What needs to be done: Print the data exactly, leaving nothing out.

Source data:
━━━━━━━━━━━━━━━━━━━━━━━━━━━━━━
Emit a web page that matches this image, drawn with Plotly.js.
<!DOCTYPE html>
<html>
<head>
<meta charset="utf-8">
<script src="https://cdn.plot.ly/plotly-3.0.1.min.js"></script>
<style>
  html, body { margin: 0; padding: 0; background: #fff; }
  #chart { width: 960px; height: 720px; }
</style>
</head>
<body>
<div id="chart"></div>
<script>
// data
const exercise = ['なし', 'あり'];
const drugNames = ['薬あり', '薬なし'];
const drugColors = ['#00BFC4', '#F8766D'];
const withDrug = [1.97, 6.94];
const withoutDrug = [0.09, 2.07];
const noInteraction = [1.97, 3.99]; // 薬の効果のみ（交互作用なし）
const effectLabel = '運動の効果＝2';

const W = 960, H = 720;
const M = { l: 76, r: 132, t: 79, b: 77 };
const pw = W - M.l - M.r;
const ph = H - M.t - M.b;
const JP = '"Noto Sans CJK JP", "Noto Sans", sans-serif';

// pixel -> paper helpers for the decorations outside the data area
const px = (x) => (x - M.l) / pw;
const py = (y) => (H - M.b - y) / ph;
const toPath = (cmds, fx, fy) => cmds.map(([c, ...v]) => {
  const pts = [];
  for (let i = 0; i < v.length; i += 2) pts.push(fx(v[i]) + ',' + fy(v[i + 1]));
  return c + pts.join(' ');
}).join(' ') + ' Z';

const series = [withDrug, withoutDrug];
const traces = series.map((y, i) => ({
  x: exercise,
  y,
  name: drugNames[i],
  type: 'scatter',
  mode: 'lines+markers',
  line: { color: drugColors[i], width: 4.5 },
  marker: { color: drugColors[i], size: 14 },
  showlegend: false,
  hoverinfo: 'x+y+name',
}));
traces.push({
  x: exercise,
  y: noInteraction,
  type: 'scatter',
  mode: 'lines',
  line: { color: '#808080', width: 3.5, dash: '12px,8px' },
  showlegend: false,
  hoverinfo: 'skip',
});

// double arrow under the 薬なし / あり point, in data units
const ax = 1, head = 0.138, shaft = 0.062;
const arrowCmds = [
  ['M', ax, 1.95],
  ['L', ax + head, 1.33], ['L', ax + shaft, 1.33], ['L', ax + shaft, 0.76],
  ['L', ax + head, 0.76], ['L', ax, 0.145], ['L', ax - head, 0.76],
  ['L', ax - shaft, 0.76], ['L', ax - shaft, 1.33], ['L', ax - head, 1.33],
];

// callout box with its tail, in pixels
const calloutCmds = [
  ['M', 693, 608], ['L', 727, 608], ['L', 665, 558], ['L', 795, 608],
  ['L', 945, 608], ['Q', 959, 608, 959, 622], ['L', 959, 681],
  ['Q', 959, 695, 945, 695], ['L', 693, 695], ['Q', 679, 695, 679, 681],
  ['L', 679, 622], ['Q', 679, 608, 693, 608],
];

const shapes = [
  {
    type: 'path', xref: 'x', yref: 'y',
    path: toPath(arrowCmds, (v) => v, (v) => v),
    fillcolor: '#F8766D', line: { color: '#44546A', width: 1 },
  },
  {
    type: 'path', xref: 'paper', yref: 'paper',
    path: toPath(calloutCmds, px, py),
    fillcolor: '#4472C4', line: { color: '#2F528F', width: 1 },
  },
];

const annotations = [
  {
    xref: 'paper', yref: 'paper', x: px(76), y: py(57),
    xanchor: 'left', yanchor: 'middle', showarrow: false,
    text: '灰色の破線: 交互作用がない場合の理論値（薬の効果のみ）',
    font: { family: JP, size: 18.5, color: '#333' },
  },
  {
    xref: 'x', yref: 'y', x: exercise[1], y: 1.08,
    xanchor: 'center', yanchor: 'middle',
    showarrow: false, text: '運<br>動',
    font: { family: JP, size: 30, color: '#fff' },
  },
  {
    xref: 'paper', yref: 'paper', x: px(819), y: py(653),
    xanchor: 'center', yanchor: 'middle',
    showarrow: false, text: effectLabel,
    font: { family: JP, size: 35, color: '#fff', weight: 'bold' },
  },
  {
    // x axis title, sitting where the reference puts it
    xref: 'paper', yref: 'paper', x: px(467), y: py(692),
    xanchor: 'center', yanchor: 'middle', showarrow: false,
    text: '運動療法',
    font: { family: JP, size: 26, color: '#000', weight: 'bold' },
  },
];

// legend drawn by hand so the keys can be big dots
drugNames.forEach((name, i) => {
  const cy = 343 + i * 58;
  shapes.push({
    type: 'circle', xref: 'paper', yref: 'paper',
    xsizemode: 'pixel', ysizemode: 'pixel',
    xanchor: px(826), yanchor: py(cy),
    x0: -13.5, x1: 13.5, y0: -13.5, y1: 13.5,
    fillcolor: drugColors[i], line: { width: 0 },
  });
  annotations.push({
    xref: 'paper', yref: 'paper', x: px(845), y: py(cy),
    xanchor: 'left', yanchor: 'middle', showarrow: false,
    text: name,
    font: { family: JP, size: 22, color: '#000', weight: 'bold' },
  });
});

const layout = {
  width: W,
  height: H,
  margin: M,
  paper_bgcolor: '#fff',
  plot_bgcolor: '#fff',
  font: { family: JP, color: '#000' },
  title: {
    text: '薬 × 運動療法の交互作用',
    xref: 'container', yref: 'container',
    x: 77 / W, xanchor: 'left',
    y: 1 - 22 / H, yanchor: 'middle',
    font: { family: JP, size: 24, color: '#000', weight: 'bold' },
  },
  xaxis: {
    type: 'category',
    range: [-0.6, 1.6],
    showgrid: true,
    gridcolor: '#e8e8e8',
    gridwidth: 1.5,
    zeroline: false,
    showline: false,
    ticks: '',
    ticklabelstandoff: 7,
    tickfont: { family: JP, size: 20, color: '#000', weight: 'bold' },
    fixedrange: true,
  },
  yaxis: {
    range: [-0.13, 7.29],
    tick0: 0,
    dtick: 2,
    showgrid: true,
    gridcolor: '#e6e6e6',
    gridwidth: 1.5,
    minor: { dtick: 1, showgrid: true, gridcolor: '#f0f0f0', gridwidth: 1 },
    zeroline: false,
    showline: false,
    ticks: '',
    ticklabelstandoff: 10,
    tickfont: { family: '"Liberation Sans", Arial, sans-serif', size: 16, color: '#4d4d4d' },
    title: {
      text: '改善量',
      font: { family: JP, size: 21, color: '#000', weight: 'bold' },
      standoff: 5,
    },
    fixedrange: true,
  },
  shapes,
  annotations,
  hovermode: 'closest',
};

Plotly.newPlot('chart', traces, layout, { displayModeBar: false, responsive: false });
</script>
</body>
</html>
━━━━━━━━━━━━━━━━━━━━━━━━━━━━━━
Answer to the exercise:
Emit a web page that matches this image, drawn with Plotly.js.
<!DOCTYPE html>
<html>
<head>
<meta charset="utf-8">
<script src="https://cdn.plot.ly/plotly-3.0.1.min.js"></script>
<style>
  html, body { margin: 0; padding: 0; background: #fff; }
  #chart { width: 960px; height: 720px; }
</style>
</head>
<body>
<div id="chart"></div>
<script>
// data
const exercise = ['なし', 'あり'];
const drugNames = ['薬あり', '薬なし'];
const drugColors = ['#00BFC4', '#F8766D'];
const withDrug = [1.97, 6.94];
const withoutDrug = [0.09, 2.07];
const noInteraction = [1.97, 3.99]; // 薬の効果のみ（交互作用なし）
const effectLabel = '運動の効果＝2';

const W = 960, H = 720;
const M = { l: 76, r: 132, t: 79, b: 77 };
const pw = W - M.l - M.r;
const ph = H - M.t - M.b;
const JP = '"Noto Sans CJK JP", "Noto Sans", sans-serif';

// pixel -> paper helpers for the decorations outside the data area
const px = (x) => (x - M.l) / pw;
const py = (y) => (H - M.b - y) / ph;
const toPath = (cmds, fx, fy) => cmds.map(([c, ...v]) => {
  const pts = [];
  for (let i = 0; i < v.length; i += 2) pts.push(fx(v[i]) + ',' + fy(v[i + 1]));
  return c + pts.join(' ');
}).join(' ') + ' Z';

const series = [withDrug, withoutDrug];
const traces = series.map((y, i) => ({
  x: exercise,
  y,
  name: drugNames[i],
  type: 'scatter',
  mode: 'lines+markers',
  line: { color: drugColors[i], width: 4.5 },
  marker: { color: drugColors[i], size: 14 },
  showlegend: false,
  hoverinfo: 'x+y+name',
}));
traces.push({
  x: exercise,
  y: noInteraction,
  type: 'scatter',
  mode: 'lines',
  line: { color: '#808080', width: 3.5, dash: '12px,8px' },
  showlegend: false,
  hoverinfo: 'skip',
});

// double arrow under the 薬なし / あり point, in data units
const ax = 1, head = 0.138, shaft = 0.062;
const arrowCmds = [
  ['M', ax, 1.95],
  ['L', ax + head, 1.33], ['L', ax + shaft, 1.33], ['L', ax + shaft, 0.76],
  ['L', ax + head, 0.76], ['L', ax, 0.145], ['L', ax - head, 0.76],
  ['L', ax - shaft, 0.76], ['L', ax - shaft, 1.33], ['L', ax - head, 1.33],
];

// callout box with its tail, in pixels
const calloutCmds = [
  ['M', 693, 608], ['L', 727, 608], ['L', 665, 558], ['L', 795, 608],
  ['L', 945, 608], ['Q', 959, 608, 959, 622], ['L', 959, 681],
  ['Q', 959, 695, 945, 695], ['L', 693, 695], ['Q', 679, 695, 679, 681],
  ['L', 679, 622], ['Q', 679, 608, 693, 608],
];

const shapes = [
  {
    type: 'path', xref: 'x', yref: 'y',
    path: toPath(arrowCmds, (v) => v, (v) => v),
    fillcolor: '#F8766D', line: { color: '#44546A', width: 1 },
  },
  {
    type: 'path', xref: 'paper', yref: 'paper',
    path: toPath(calloutCmds, px, py),
    fillcolor: '#4472C4', line: { color: '#2F528F', width: 1 },
  },
];

const annotations = [
  {
    xref: 'paper', yref: 'paper', x: px(76), y: py(57),
    xanchor: 'left', yanchor: 'middle', showarrow: false,
    text: '灰色の破線: 交互作用がない場合の理論値（薬の効果のみ）',
    font: { family: JP, size: 18.5, color: '#333' },
  },
  {
    xref: 'x', yref: 'y', x: exercise[1], y: 1.08,
    xanchor: 'center', yanchor: 'middle',
    showarrow: false, text: '運<br>動',
    font: { family: JP, size: 30, color: '#fff' },
  },
  {
    xref: 'paper', yref: 'paper', x: px(819), y: py(653),
    xanchor: 'center', yanchor: 'middle',
    showarrow: false, text: effectLabel,
    font: { family: JP, size: 35, color: '#fff', weight: 'bold' },
  },
  {
    // x axis title, sitting where the reference puts it
    xref: 'paper', yref: 'paper', x: px(467), y: py(692),
    xanchor: 'center', yanchor: 'middle', showarrow: false,
    text: '運動療法',
    font: { family: JP, size: 26, color: '#000', weight: 'bold' },
  },
];

// legend drawn by hand so the keys can be big dots
drugNames.forEach((name, i) => {
  const cy = 343 + i * 58;
  shapes.push({
    type: 'circle', xref: 'paper', yref: 'paper',
    xsizemode: 'pixel', ysizemode: 'pixel',
    xanchor: px(826), yanchor: py(cy),
    x0: -13.5, x1: 13.5, y0: -13.5, y1: 13.5,
    fillcolor: drugColors[i], line: { width: 0 },
  });
  annotations.push({
    xref: 'paper', yref: 'paper', x: px(845), y: py(cy),
    xanchor: 'left', yanchor: 'middle', showarrow: false,
    text: name,
    font: { family: JP, size: 22, color: '#000', weight: 'bold' },
  });
});

const layout = {
  width: W,
  height: H,
  margin: M,
  paper_bgcolor: '#fff',
  plot_bgcolor: '#fff',
  font: { family: JP, color: '#000' },
  title: {
    text: '薬 × 運動療法の交互作用',
    xref: 'container', yref: 'container',
    x: 77 / W, xanchor: 'left',
    y: 1 - 22 / H, yanchor: 'middle',
    font: { family: JP, size: 24, color: '#000', weight: 'bold' },
  },
  xaxis: {
    type: 'category',
    range: [-0.6, 1.6],
    showgrid: true,
    gridcolor: '#e8e8e8',
    gridwidth: 1.5,
    zeroline: false,
    showline: false,
    ticks: '',
    ticklabelstandoff: 7,
    tickfont: { family: JP, size: 20, color: '#000', weight: 'bold' },
    fixedrange: true,
  },
  yaxis: {
    range: [-0.13, 7.29],
    tick0: 0,
    dtick: 2,
    showgrid: true,
    gridcolor: '#e6e6e6',
    gridwidth: 1.5,
    minor: { dtick: 1, showgrid: true, gridcolor: '#f0f0f0', gridwidth: 1 },
    zeroline: false,
    showline: false,
    ticks: '',
    ticklabelstandoff: 10,
    tickfont: { family: '"Liberation Sans", Arial, sans-serif', size: 16, color: '#4d4d4d' },
    title: {
      text: '改善量',
      font: { family: JP, size: 21, color: '#000', weight: 'bold' },
      standoff: 5,
    },
    fixedrange: true,
  },
  shapes,
  annotations,
  hovermode: 'closest',
};

Plotly.newPlot('chart', traces, layout, { displayModeBar: false, responsive: false });
</script>
</body>
</html>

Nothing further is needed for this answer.